Thanks again, while I have your attention, is there anyway to limit templating on large amplitude artifacts? After Kilosort has been run, almost all clusters have large outliers in their feature space. When removing the outliers (manually cutting them out), it is obvious that they are included in the cluster, because the algorithm believes that the unit had spiked at the time of an artifact. Yet, often this is hard to verify from the waveforms, so for each cluster, I remove them manually. Is there any way that this can be minimized?

marius10p commented 7 years ago

I think it depends on what the artifacts look like. You could remove them automatically by using the spike amplitudes perhaps? There shouldn't be many of these artifacts anyway (relative to neural spike rates), and you should probably discard those periods of the recording anyway, so they don't confound your further analysis.

I am also considering whether to replace the continuous penalty on spike amplitude with a penalty that does not allow amplitudes larger than a certain % of the mean. I can let you know when that is implemented.

petersenpeter commented 7 years ago

The penalty percentage sounds great. Often the artifacts arises as the animal bangs its head into something, typically in the homecage, or when he is chewing or something similar, events that, unfortunately, are hard to remove from the recording.

And yes, I have used the amplitude of the spikes together with the amplitude in the feature view to remove them, but so far only manually. They are a small percentage of the spikes in a given cluster, yet they often appear excessively in the auto correlation histogram within the refractory period.

petersenpeter commented 7 years ago

After lowering the threshold (ops.spkTh = 0.25) I still receive the same error:

Time 1193.00, batch 901/986, NTOT 0 Index exceeds matrix dimensions.
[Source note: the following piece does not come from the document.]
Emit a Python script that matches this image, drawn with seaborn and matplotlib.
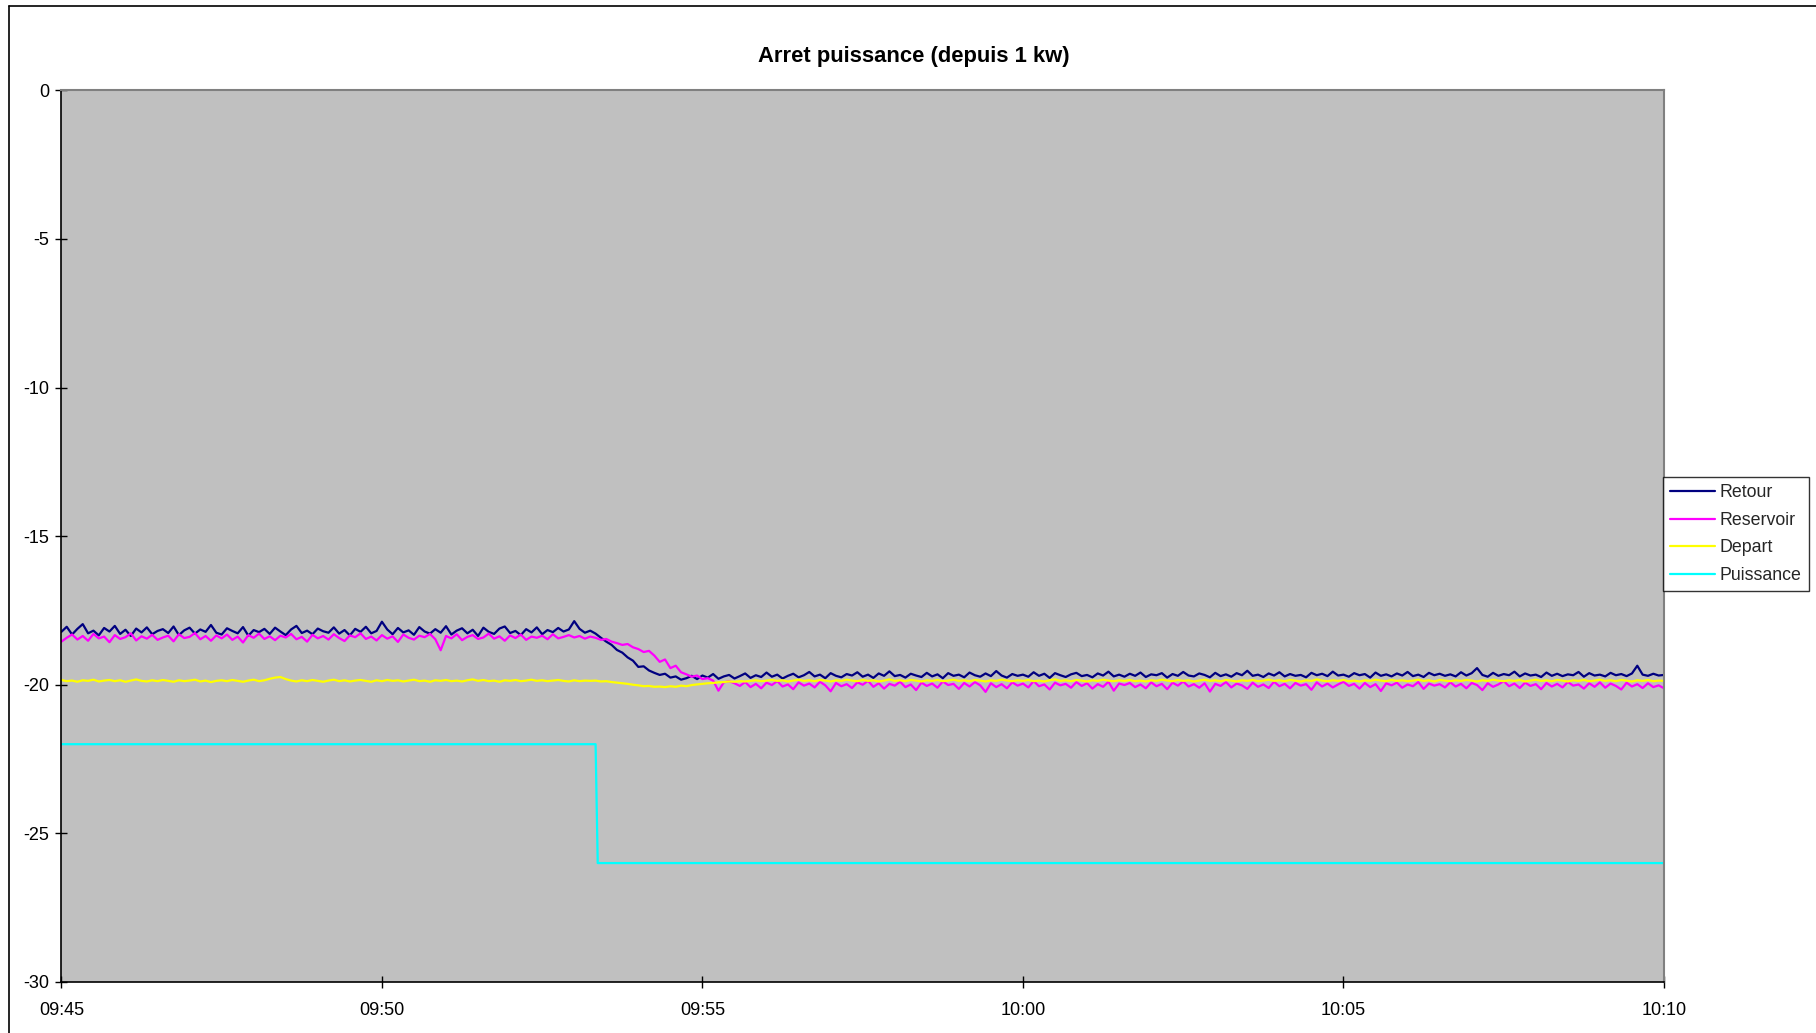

Error in fullMPMU (line 205) [~, isort] = sort(st3(:,1), 'ascend');

marius10p commented 7 years ago

I see. Indeed, the current penalty does not deal with artifacts correctly, because it trades off in a continuous manner between explaining the variance of the data and having an amplitude close to the mean amplitude. For artifacts, the penalty from the amplitude will be large, but the penalty for not explaining the variance of the data is even larger, so the artifact is categorized as a spike.

marius10p commented 7 years ago

ops.spkTh should in principle not be larger than -3 (else you will get a lot of noise in the thresholded events). But that doesn't seem to be what's happening, and I cannot tell what's going on. Try running the eMouse simulation to make sure that option works (maybe some built-in Matlab function is screwed up). Also try stopping the processing in preprocessData after line 262, where the first batch of thresholded spikes is found. Make sure there are events in there and it's not just empty. Also check if anything becomes NaN or Inf at some point, maybe in-between the main functions (preprocessData, fitTemplates, fullMPMU).

petersenpeter commented 7 years ago

The problem was the ops.spkTh setting. Lowering it to -6 did the trick.

marius10p commented 7 years ago

Strange... it should have been -6 by default. Let me know how it goes, good luck.